╭─ DATA SECTION

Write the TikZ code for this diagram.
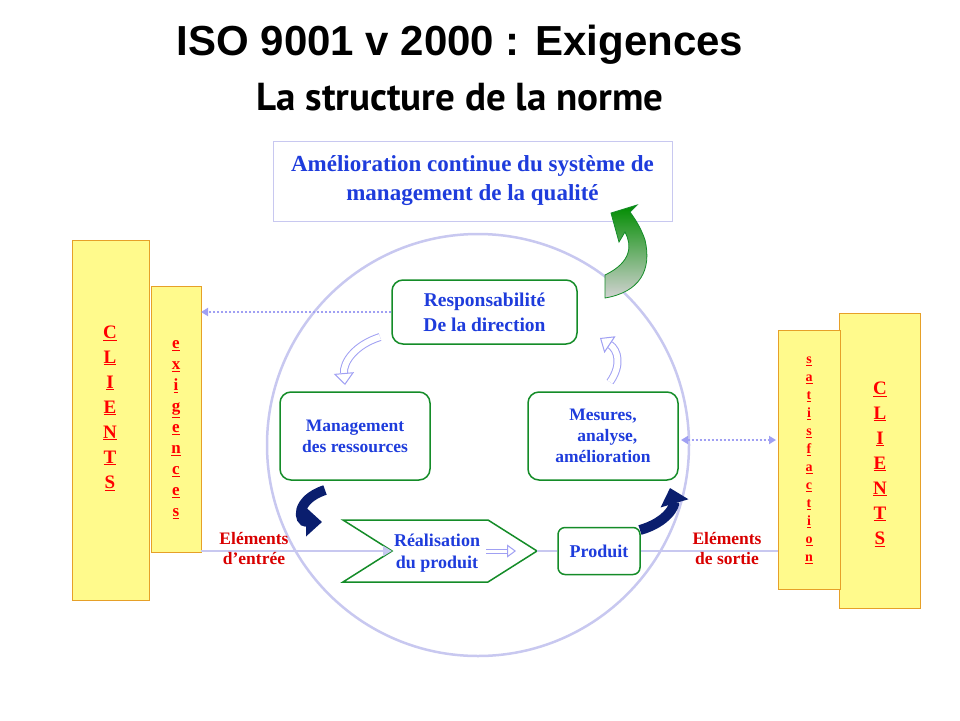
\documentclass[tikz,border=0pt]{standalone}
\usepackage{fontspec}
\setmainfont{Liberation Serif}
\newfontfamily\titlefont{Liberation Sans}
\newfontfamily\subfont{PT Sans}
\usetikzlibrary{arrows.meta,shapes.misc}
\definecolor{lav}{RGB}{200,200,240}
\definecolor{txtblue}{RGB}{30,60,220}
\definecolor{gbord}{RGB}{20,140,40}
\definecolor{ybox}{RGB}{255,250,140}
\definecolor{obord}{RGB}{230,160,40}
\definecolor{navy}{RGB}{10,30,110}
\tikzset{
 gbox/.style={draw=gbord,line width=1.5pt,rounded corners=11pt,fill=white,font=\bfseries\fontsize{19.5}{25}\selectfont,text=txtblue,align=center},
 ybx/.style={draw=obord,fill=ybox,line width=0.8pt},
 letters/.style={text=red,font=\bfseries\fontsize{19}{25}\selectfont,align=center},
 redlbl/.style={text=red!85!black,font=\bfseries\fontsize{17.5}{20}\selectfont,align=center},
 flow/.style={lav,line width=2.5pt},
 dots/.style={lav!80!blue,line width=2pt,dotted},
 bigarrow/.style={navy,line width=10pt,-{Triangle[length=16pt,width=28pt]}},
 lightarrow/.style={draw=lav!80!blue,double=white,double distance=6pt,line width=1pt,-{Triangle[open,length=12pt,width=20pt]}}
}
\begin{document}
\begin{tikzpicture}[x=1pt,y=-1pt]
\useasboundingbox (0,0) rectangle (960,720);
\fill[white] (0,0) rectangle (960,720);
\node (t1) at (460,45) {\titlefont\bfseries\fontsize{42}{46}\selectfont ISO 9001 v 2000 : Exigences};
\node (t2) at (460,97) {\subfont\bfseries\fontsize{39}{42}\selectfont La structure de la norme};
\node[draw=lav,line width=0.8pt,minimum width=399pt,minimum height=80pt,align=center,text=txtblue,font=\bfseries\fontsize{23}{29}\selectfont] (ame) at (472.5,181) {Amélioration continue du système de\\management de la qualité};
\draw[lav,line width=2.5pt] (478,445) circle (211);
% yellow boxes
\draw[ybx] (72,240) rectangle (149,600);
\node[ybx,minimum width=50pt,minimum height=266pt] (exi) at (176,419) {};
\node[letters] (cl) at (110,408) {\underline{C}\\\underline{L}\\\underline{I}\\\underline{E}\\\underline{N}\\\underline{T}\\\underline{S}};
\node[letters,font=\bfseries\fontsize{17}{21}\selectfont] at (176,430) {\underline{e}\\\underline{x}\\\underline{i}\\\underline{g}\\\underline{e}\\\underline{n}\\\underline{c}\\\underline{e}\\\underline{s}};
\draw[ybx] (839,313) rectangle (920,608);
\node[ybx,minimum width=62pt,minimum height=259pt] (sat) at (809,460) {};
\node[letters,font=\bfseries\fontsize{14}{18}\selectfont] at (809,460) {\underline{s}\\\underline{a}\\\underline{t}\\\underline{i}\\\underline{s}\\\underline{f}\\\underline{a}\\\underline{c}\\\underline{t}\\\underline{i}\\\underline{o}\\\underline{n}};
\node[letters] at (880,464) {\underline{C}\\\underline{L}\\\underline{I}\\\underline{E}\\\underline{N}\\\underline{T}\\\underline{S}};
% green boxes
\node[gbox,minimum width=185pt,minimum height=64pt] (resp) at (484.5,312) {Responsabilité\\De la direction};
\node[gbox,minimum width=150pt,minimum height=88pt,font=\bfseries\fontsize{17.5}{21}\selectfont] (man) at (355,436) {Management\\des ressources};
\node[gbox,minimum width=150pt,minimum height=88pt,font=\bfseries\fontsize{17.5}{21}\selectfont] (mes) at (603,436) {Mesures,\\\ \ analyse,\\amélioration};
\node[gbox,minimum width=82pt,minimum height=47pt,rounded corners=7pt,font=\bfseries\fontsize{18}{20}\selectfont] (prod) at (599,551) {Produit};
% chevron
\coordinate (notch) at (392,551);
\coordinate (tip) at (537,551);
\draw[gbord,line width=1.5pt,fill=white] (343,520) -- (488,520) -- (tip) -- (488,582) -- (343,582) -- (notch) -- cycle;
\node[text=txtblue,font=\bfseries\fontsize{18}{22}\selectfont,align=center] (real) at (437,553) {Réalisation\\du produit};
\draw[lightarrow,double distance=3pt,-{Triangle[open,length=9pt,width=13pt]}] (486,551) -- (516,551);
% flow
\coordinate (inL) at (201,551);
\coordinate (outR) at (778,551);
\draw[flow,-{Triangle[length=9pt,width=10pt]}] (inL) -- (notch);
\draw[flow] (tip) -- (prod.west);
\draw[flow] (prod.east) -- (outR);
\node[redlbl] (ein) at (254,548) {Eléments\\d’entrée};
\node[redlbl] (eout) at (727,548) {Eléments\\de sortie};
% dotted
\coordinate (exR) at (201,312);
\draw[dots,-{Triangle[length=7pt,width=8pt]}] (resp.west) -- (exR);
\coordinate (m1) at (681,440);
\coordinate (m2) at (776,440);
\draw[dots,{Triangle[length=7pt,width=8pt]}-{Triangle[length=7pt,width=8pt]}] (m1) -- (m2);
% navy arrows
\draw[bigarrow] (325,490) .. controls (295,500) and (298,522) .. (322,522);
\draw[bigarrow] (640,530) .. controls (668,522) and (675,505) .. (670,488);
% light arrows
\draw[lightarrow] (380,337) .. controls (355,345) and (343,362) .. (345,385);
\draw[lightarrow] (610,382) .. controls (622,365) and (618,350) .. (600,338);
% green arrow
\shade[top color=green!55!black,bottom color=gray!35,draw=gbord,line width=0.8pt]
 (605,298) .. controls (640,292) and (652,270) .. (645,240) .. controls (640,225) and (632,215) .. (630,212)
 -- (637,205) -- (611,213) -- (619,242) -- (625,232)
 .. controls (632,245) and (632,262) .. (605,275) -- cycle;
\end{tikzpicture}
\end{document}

╰─

● **GIVEN EXERCISE**
Reproduce the material above in full, exactly, with no images.

● **EXPECTED ANSWER**
Write the TikZ code for this diagram.
\documentclass[tikz,border=0pt]{standalone}
\usepackage{fontspec}
\setmainfont{Liberation Serif}
\newfontfamily\titlefont{Liberation Sans}
\newfontfamily\subfont{PT Sans}
\usetikzlibrary{arrows.meta,shapes.misc}
\definecolor{lav}{RGB}{200,200,240}
\definecolor{txtblue}{RGB}{30,60,220}
\definecolor{gbord}{RGB}{20,140,40}
\definecolor{ybox}{RGB}{255,250,140}
\definecolor{obord}{RGB}{230,160,40}
\definecolor{navy}{RGB}{10,30,110}
\tikzset{
 gbox/.style={draw=gbord,line width=1.5pt,rounded corners=11pt,fill=white,font=\bfseries\fontsize{19.5}{25}\selectfont,text=txtblue,align=center},
 ybx/.style={draw=obord,fill=ybox,line width=0.8pt},
 letters/.style={text=red,font=\bfseries\fontsize{19}{25}\selectfont,align=center},
 redlbl/.style={text=red!85!black,font=\bfseries\fontsize{17.5}{20}\selectfont,align=center},
 flow/.style={lav,line width=2.5pt},
 dots/.style={lav!80!blue,line width=2pt,dotted},
 bigarrow/.style={navy,line width=10pt,-{Triangle[length=16pt,width=28pt]}},
 lightarrow/.style={draw=lav!80!blue,double=white,double distance=6pt,line width=1pt,-{Triangle[open,length=12pt,width=20pt]}}
}
\begin{document}
\begin{tikzpicture}[x=1pt,y=-1pt]
\useasboundingbox (0,0) rectangle (960,720);
\fill[white] (0,0) rectangle (960,720);
\node (t1) at (460,45) {\titlefont\bfseries\fontsize{42}{46}\selectfont ISO 9001 v 2000 : Exigences};
\node (t2) at (460,97) {\subfont\bfseries\fontsize{39}{42}\selectfont La structure de la norme};
\node[draw=lav,line width=0.8pt,minimum width=399pt,minimum height=80pt,align=center,text=txtblue,font=\bfseries\fontsize{23}{29}\selectfont] (ame) at (472.5,181) {Amélioration continue du système de\\management de la qualité};
\draw[lav,line width=2.5pt] (478,445) circle (211);
% yellow boxes
\draw[ybx] (72,240) rectangle (149,600);
\node[ybx,minimum width=50pt,minimum height=266pt] (exi) at (176,419) {};
\node[letters] (cl) at (110,408) {\underline{C}\\\underline{L}\\\underline{I}\\\underline{E}\\\underline{N}\\\underline{T}\\\underline{S}};
\node[letters,font=\bfseries\fontsize{17}{21}\selectfont] at (176,430) {\underline{e}\\\underline{x}\\\underline{i}\\\underline{g}\\\underline{e}\\\underline{n}\\\underline{c}\\\underline{e}\\\underline{s}};
\draw[ybx] (839,313) rectangle (920,608);
\node[ybx,minimum width=62pt,minimum height=259pt] (sat) at (809,460) {};
\node[letters,font=\bfseries\fontsize{14}{18}\selectfont] at (809,460) {\underline{s}\\\underline{a}\\\underline{t}\\\underline{i}\\\underline{s}\\\underline{f}\\\underline{a}\\\underline{c}\\\underline{t}\\\underline{i}\\\underline{o}\\\underline{n}};
\node[letters] at (880,464) {\underline{C}\\\underline{L}\\\underline{I}\\\underline{E}\\\underline{N}\\\underline{T}\\\underline{S}};
% green boxes
\node[gbox,minimum width=185pt,minimum height=64pt] (resp) at (484.5,312) {Responsabilité\\De la direction};
\node[gbox,minimum width=150pt,minimum height=88pt,font=\bfseries\fontsize{17.5}{21}\selectfont] (man) at (355,436) {Management\\des ressources};
\node[gbox,minimum width=150pt,minimum height=88pt,font=\bfseries\fontsize{17.5}{21}\selectfont] (mes) at (603,436) {Mesures,\\\ \ analyse,\\amélioration};
\node[gbox,minimum width=82pt,minimum height=47pt,rounded corners=7pt,font=\bfseries\fontsize{18}{20}\selectfont] (prod) at (599,551) {Produit};
% chevron
\coordinate (notch) at (392,551);
\coordinate (tip) at (537,551);
\draw[gbord,line width=1.5pt,fill=white] (343,520) -- (488,520) -- (tip) -- (488,582) -- (343,582) -- (notch) -- cycle;
\node[text=txtblue,font=\bfseries\fontsize{18}{22}\selectfont,align=center] (real) at (437,553) {Réalisation\\du produit};
\draw[lightarrow,double distance=3pt,-{Triangle[open,length=9pt,width=13pt]}] (486,551) -- (516,551);
% flow
\coordinate (inL) at (201,551);
\coordinate (outR) at (778,551);
\draw[flow,-{Triangle[length=9pt,width=10pt]}] (inL) -- (notch);
\draw[flow] (tip) -- (prod.west);
\draw[flow] (prod.east) -- (outR);
\node[redlbl] (ein) at (254,548) {Eléments\\d’entrée};
\node[redlbl] (eout) at (727,548) {Eléments\\de sortie};
% dotted
\coordinate (exR) at (201,312);
\draw[dots,-{Triangle[length=7pt,width=8pt]}] (resp.west) -- (exR);
\coordinate (m1) at (681,440);
\coordinate (m2) at (776,440);
\draw[dots,{Triangle[length=7pt,width=8pt]}-{Triangle[length=7pt,width=8pt]}] (m1) -- (m2);
% navy arrows
\draw[bigarrow] (325,490) .. controls (295,500) and (298,522) .. (322,522);
\draw[bigarrow] (640,530) .. controls (668,522) and (675,505) .. (670,488);
% light arrows
\draw[lightarrow] (380,337) .. controls (355,345) and (343,362) .. (345,385);
\draw[lightarrow] (610,382) .. controls (622,365) and (618,350) .. (600,338);
% green arrow
\shade[top color=green!55!black,bottom color=gray!35,draw=gbord,line width=0.8pt]
 (605,298) .. controls (640,292) and (652,270) .. (645,240) .. controls (640,225) and (632,215) .. (630,212)
 -- (637,205) -- (611,213) -- (619,242) -- (625,232)
 .. controls (632,245) and (632,262) .. (605,275) -- cycle;
\end{tikzpicture}
\end{document}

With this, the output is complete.